Earlier this month, a group of bipartisan Senate negotiators struck a deal on stricter asylum and border policies — an agreement that was endorsed by Senate leaders in both parties. But Republicans quickly abandoned the deal after former President Donald Trump and his congressional allies blasted it for not going far enough.

In a statement Friday, Schumer laid out four objectives of the visit: to show the Ukrainian people that America supports them and will fight to get the aid; to demonstrate the U.S. is not deserting NATO and its European allies; to learn about the weapons Ukraine needs and what advantages Russia would gain if the arms are not delivered; and to recognize “there will be severe political, diplomatic, economic and military consequences that will significantly hurt the American people” if the U.S. abandons its allies.

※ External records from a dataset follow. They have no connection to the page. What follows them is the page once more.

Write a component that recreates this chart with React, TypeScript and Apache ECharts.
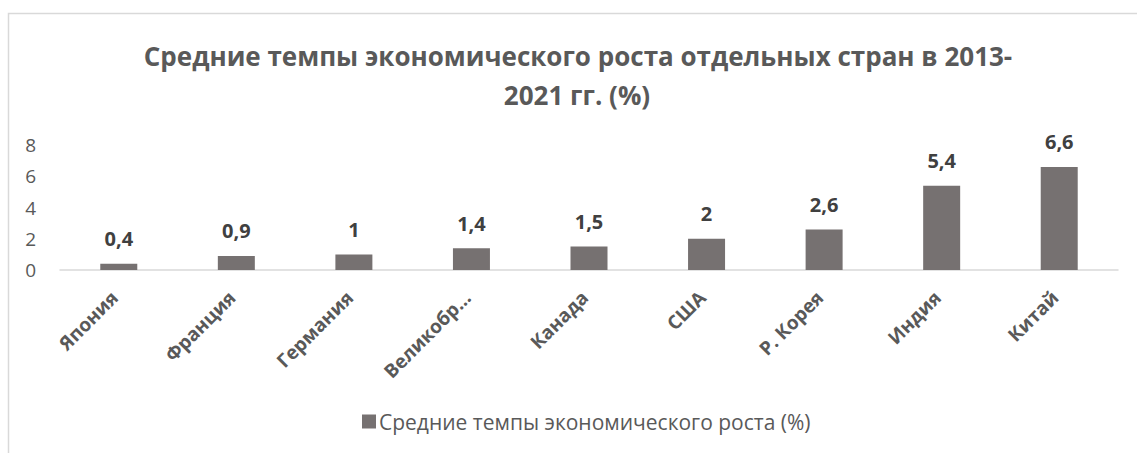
import React, { useEffect, useRef } from "react";
import * as echarts from "echarts";

const categories = ["Япония", "Франция", "Германия", "Великобр…", "Канада", "США", "Р. Корея", "Индия", "Китай"];
const values = [0.4, 0.9, 1, 1.4, 1.5, 2, 2.6, 5.4, 6.6];
const seriesName = "Средние темпы экономического роста (%)";
const titleLines = ["Средние темпы экономического роста отдельных стран в 2013-", "2021 гг. (%)"];
const yMin = 0;
const yMax = 8;
const yInterval = 2;

export default function App() {
  const ref = useRef<HTMLDivElement>(null);
  useEffect(() => {
    if (!ref.current) return;
    const chart = echarts.init(ref.current, null, { renderer: "svg" });
    const font = "'Open Sans', 'Noto Sans', sans-serif";
    chart.setOption({
      animation: false,
      backgroundColor: "#ffffff",
      textStyle: { fontFamily: font },
      graphic: [
        {
          type: "rect",
          shape: { x: 8.5, y: 13.5, width: 1200, height: 600 },
          style: { fill: "none", stroke: "#d9d9d9", lineWidth: 1.5 },
          silent: true,
        },
        {
          type: "text",
          x: 578,
          y: 56,
          style: {
            text: titleLines[0],
            textAlign: "center",
            textVerticalAlign: "middle",
            fill: "#595959",
            font: `bold 26px ${font}`,
          },
        },
        {
          type: "text",
          x: 577,
          y: 95,
          style: {
            text: titleLines[1],
            textAlign: "center",
            textVerticalAlign: "middle",
            fill: "#595959",
            font: `bold 26px ${font}`,
          },
        },
      ],
      grid: { left: 60, right: 19, top: 145, bottom: 183 },
      legend: {
        left: 357,
        top: 406,
        itemWidth: 14,
        itemHeight: 14,
        itemGap: 6,
        icon: "rect",
        textStyle: { color: "#595959", fontSize: 21, fontFamily: font, padding: [0, 0, 0, -2] },
        data: [seriesName],
      },
      xAxis: {
        type: "category",
        data: categories,
        axisLine: { lineStyle: { color: "#d9d9d9", width: 1.5 } },
        axisTick: { show: false },
        axisLabel: {
          rotate: 45,
          color: "#595959",
          fontWeight: "bold",
          fontSize: 19,
          fontFamily: font,
          margin: 20,
          padding: [0, 6, 0, 0],
          interval: 0,
        },
      },
      yAxis: {
        type: "value",
        min: yMin,
        max: yMax,
        interval: yInterval,
        axisLine: { show: false },
        axisTick: { show: false },
        splitLine: { show: false },
        axisLabel: { color: "#595959", fontSize: 19, fontFamily: font, margin: 24 },
      },
      series: [
        {
          name: seriesName,
          type: "bar",
          data: values,
          barWidth: 37,
          itemStyle: { color: "#767171" },
          label: {
            show: true,
            position: "top",
            distance: 15,
            color: "#404040",
            fontWeight: "bold",
            fontSize: 20,
            fontFamily: font,
            formatter: (p: any) => String(p.value).replace(".", ","),
          },
        },
      ],
    });
    return () => chart.dispose();
  }, []);
  return <div ref={ref} style={{ position: "absolute", left: 0, top: 0, width: 1137, height: 453 }} />;
}
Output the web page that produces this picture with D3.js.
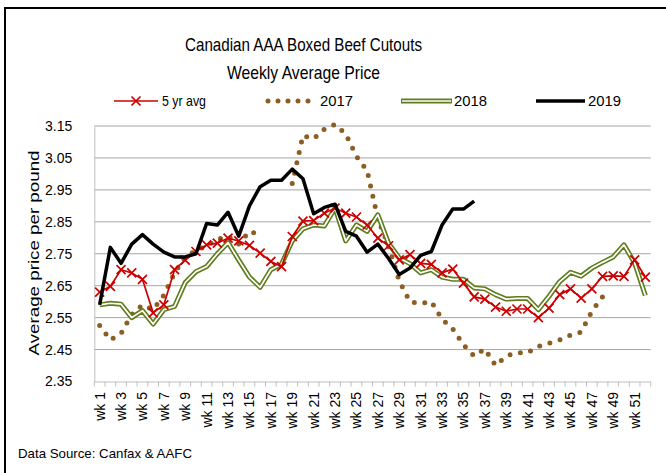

“When we return to Washington, we will make clear to Speaker Johnson — and others in Congress who are obstructing military and economic support — exactly what is at stake here in Ukraine and for the rest of Europe and the free world,” Schumer said in the statement.

“We will keep working to ensure Congress steps up, does the right thing, and delivers help for our friends and allies.”

The four Democrats joining Schumer’s congressional delegation, which is in Lviv, are Senate Armed Services Chairman Jack Reed of Rhode Island; Sen. Richard Blumenthal of Connecticut, a member of Reed’s panel; Sen. Michael Bennet of Colorado, a member of the Intelligence Committee; and Sen. Maggie Hassan of New Hampshire, chair of the Homeland Security subcommittee on Emerging Threats.

In December, Zelenskyy traveled to Washington, where he appealed directly to Johnson, Schumer, Senate Minority Leader Mitch McConnell, R-Ky., and other congressional leaders for more aid.

"President Zelenskyy’s message was direct: Ukraine will win the war against Russia if more aid is approved. But his message to the contrary was also true: If no more aid is approved, Putin will win," Schumer, of New York, said after the Dec. 12 meeting. "Ukraine, the West, the United States’ strength as a credible ally are all hanging in the balance right now."